Nessa linha, uma autora que nos ajuda a compreender o discurso que permeia o conflito pela terra no Brasil, é a Luciana Miranda Costa, que na sua pesquisa de mestrado, que deu fruto ao livro “Discurso e conflito – Dez anos de luta pela terra em Eldorado do Carajás”, aborda essa temática.
No livro a autora busca através da análise do discurso de posseiros e fazendeiros, compreender as relações políticas e sociais no conflito por terras numa das regiões com maior índice de violência no campo (a região que ficaria famosa com a repercussão do massacre de 19 trabalhadores rurais sem terra). Para tanto a autora realiza entrevista com ambos os lados do conflito, e a partir de um referencial teórico de autores como o filósofo francês Michel Foucault, analisa o discurso dos atores envolvidos.
Costa (1999) ressalta que nessa perspectiva de análise a ênfase está no dizer e nas condições de produção desse dizer – devendo portanto levar em consideração o contexto em que o agente do discurso está inserido e a sua posição social. Desse modo o discurso revela quem é o indivíduo – que se constrói e constrói a imagem do outro através do discurso.
Lendo a tese da autora dois pontos me chamaram atenção nos discursos de posseiros e fazendeiros. O primeiro é a tentativa de justificar as ações de violência como forma legítima de autopreservação diante da ausência do Estado em cumprir o seu papel de mediador do conflito. E o segundo, que está relacionado com o primeiro, é a busca por convencer quem estaria com a razão (quem é a vítima e quem é o criminoso).
A partir daí, percebe-se que as posições das partes em conflitos são antagônicas. Os fazendeiros vêem os posseiros como criminosos que invadem propriedade privada. E os posseiros, por sua vez, dizem que criminosos são os fazendeiros que invadem terras devolutas – que portanto são públicas.
Diante de posições antagônicas, onde não se abre espaço para o diálogo, o que resta então é a lei da bala. E se tem bala de lá, tem bala de cá também. Só ai o Estado entra em cena – quando muito sangue já fora derramado. Mas até que tudo se apaziguasse foram dez anos de conflitos com muitas mortes – a maioria do lado dos posseiros, mas os fazendeiros também tiveram suas perdas.

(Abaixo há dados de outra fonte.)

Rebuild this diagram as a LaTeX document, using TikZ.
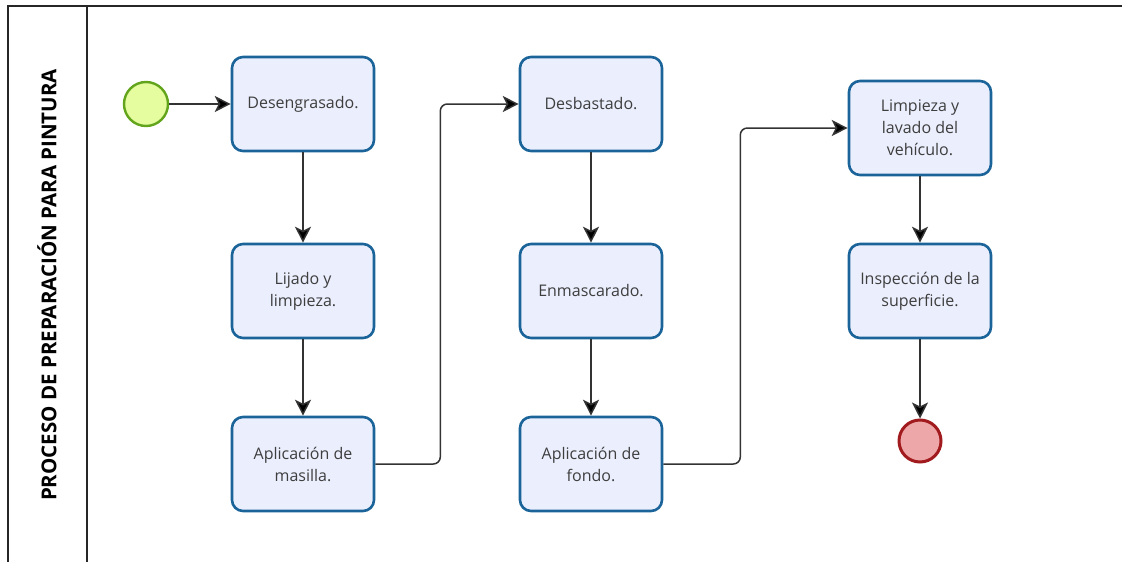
\documentclass[tikz,border=0pt]{standalone}
\usepackage{fontspec}
\setmainfont{Open Sans}
\usetikzlibrary{arrows.meta}
\definecolor{taskline}{HTML}{1A6499}
\definecolor{taskfill}{HTML}{EBEEFD}
\definecolor{tasktext}{HTML}{3E3E3E}
\definecolor{startline}{HTML}{62A51C}
\definecolor{startfill}{HTML}{E5FD9E}
\definecolor{endline}{HTML}{A11A1D}
\definecolor{endfill}{HTML}{EEA7A9}
\definecolor{flowline}{HTML}{333333}
\begin{document}
\begin{tikzpicture}[x=1pt,y=-1pt,
  task/.style={draw=taskline, fill=taskfill, line width=2.6pt, rounded corners=11pt,
    minimum width=142pt, minimum height=94pt, align=center, text=tasktext,
    font=\fontsize{16}{22}\selectfont, inner sep=0pt},
  startev/.style={circle, draw=startline, fill=startfill, line width=2.4pt, minimum size=44pt, inner sep=0pt},
  endev/.style={circle, draw=endline, fill=endfill, line width=3pt, minimum size=42pt, inner sep=0pt},
  flow/.style={draw=flowline, line width=1.5pt, -{Stealth[length=16pt,width=16pt,inset=4pt,fill=black]}},
  pool/.style={draw=black!85, line width=1.5pt}]
\useasboundingbox (0,0) rectangle (1122,562);

% pool frame and lane header
\draw[pool] (1122,6) -- (8,6) -- (8,562);
\draw[pool] (87,6) -- (87,562);
\node[rotate=90, font=\fontsize{20.5}{24}\selectfont\bfseries, text=black] (lane) at (47,285)
  {PROCESO DE PREPARACIÓN PARA PINTURA};

% events
\node[startev] (start) at (146,104) {};
\node[endev] (fin) at (920,441) {};

% tasks
\node[task] (desen) at (303,104) {Desengrasado.};
\node[task] (lijado) at (303,291) {Lijado y\\limpieza.};
\node[task] (masilla) at (303,464) {Aplicación de\\masilla.};
\node[task] (desb) at (591,104) {Desbastado.};
\node[task] (enmasc) at (591,291) {Enmascarado.};
\node[task] (fondo) at (591,464) {Aplicación de\\fondo.};
\node[task] (lavado) at (920,128) {Limpieza y\\lavado del\\vehículo.};
\node[task] (insp) at (920,291) {Inspección de la\\superficie.};

% sequence flows
\draw[flow] (start) -- (desen);
\draw[flow] (desen) -- (lijado);
\draw[flow] (lijado) -- (masilla);
\draw[flow, rounded corners=7pt] (masilla.east) -- ++(65,0) |- (desb.west);
\draw[flow] (desb) -- (enmasc);
\draw[flow] (enmasc) -- (fondo);
\draw[flow, rounded corners=7pt] (fondo.east) -- ++(77,0) |- (lavado.west);
\draw[flow] (lavado) -- (insp);
\draw[flow] (insp) -- (fin);
\end{tikzpicture}
\end{document}
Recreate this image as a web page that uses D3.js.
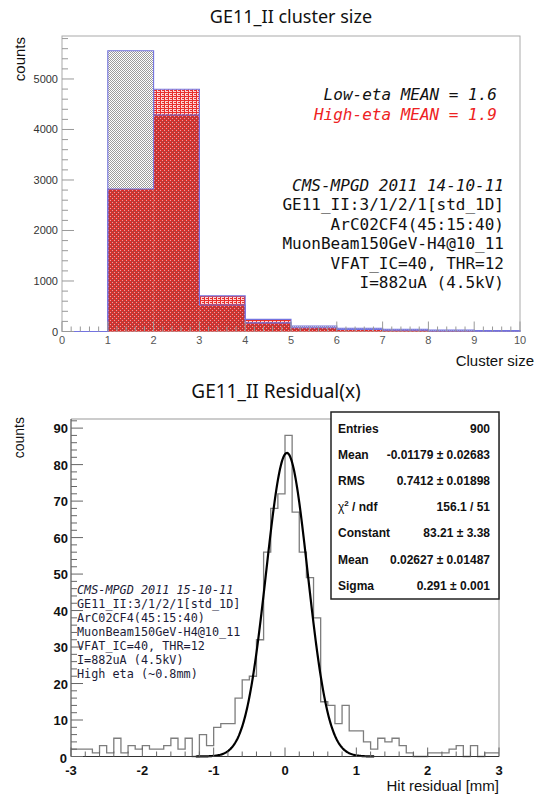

Quem conhece minimamente a história da luta pela terra no Brasil sabe que a violência como instrumento para impor domínio sobre um determinado território não é uma exceção. É só analisarmos o relatório de conflitos no campo realizado pela Comissão Pastoral da Terra (CPT) lançado anualmente. Essa violência aumenta na medida em que o Estado se ausenta dessas áreas ou então busca resolver o conflito como caso de polícia e não de política. E no livro “Discurso e conflito – Dez anos de luta pela terra em Eldorado do Carajás” podemos perceber o que acontece quando o Estado opta por intervir no conflito como se fosse um caso de polícia – a violência aumenta e o conflito se antagoniza mais ainda.
Olhando para o contexto atual, é o que temos observado – o aumento da violência no campo. Ainda mais diante de uma postura extremamente hostil, por parte do governo de extrema direita comandando o país, contra os povos pobres do campo. Esse discurso reforça as ações de violência dos “donos da terra” contra quem ousa desafiar o seu domínio. Esses agora se sentem seguros para impor suas vontades as populações pobres do campo, pois se sentem representados, e sabem que podem contar com a cumplicidade do governo federal.
Mas engana-se quem acredita que isso resolverá os conflitos por terra, que esse aumento da violência inibirá a luta por reforma agrária, pelo contrário. Como já dissemos mais violência gerará mais violência. Por enquanto tudo vai bem por que as mortes, por exemplo de indígenas, tem ocorrido apenas de um dos lados do conflito. Mas é bom não se iludirem achando que será sempre assim.
Pedro Ferreira Nunes – é Educador Popular e Licenciado em Filosofia pela Universidade Federal do Tocantins.